Pesquisadores do Instituto do Coração do Hospital das Clínicas de São Paulo, o Incor, descobriram que suar a camisa não apenas altera o número das partículas que carregam o colesterol. O exercício melhora também o funcionamento delas, revela o cardiologista Antonio Casella-Filho.

O médico do Incor submeteu pacientes com síndrome metabólica um conjunto de males que reúne barriga avantajada, pressão alta, glicemia descontrolada e altos níveis de LDL a 40 minutos de bicicleta ergométrica três vezes por semana. Depois de três meses, sua equipe notou modificações nas proteínas que carregam o colesterol. As moléculas de LDL pequenas e densas, que penetram mais facilmente na parede das artérias, tornaram-se maiores e mais leves, conta.

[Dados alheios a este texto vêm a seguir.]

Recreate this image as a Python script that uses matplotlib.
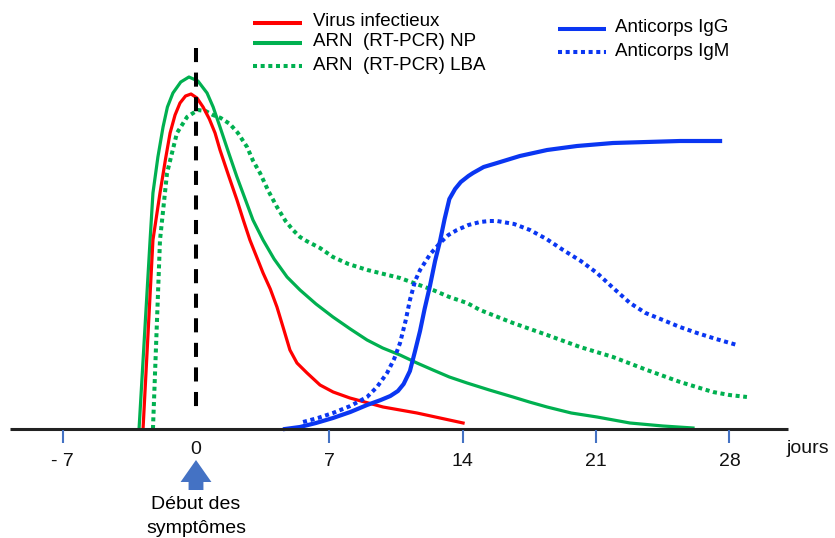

Nesse novo formato, elas deixam de ser tão nocivas às artérias. As pedaladas também ajudaram a aprimorar o trabalho do HDL, que, mais ativo, recolhe com maior eficiência o excedente de colesterol dos vasos. Com o tempo, os níveis dessa fração podem subir cerca de 15%, calcula Casella-Filho.

O exercício físico apresenta ainda o benefício de apaziguar a ansiedade. E botar as rédeas na tensão é mais uma estratégia para conquistar níveis mais generosos de HDL a recomendação é que eles estejam acima de 40 entre os homens e acima de 50 entre as mulheres. Segundo o endocrinologista Amélio Godoy, o estresse crônico dispara alterações hormonais que abrem caminho ao acúmulo de gordura, à escalada da pressão e, adivinhe… a alterações na linha de montagem do colesterol. Nesse cenário, passam a prevalecer as moléculas de LDL pequeninas e pesadas os melhores ingredientes para a placa que sufoca o vaso.

Colesterol na medida exige também uma dieta equilibrada. Nem mesmo as pessoas que apresentam doses mais humildes de LDL têm passe livre para se empanturrar de alimentos ricos em colesterol, como ovos e camarões. Em contrapartida, não é saudável bani-los do cardápio, já que a ordem é ter taxas em equilíbrio. O que todos deveriam maneirar seria no consumo de carnes vermelhas e de alimentos cheios de gordura trans por exemplo, biscoitos recheados, orienta a nutricionista Alessandra Macedo, do Incor. Para quem já sofre de doença cardíaca ou tem LDL de sobra, esse conselho vira um mandamento (veja quadro abaixo). O bom negócio é temperar o cardápio com as gorduras monoinsaturadas do azeite e as poliinsaturadas dos peixes, e completá-lo com as sempre bem-vindas frutas e verduras. Medidas como essas, simples, mas que cobram nosso esforço, ajudam a manter o colesterol ajustado. Nem nos céus nem muito menos à beira da extinção.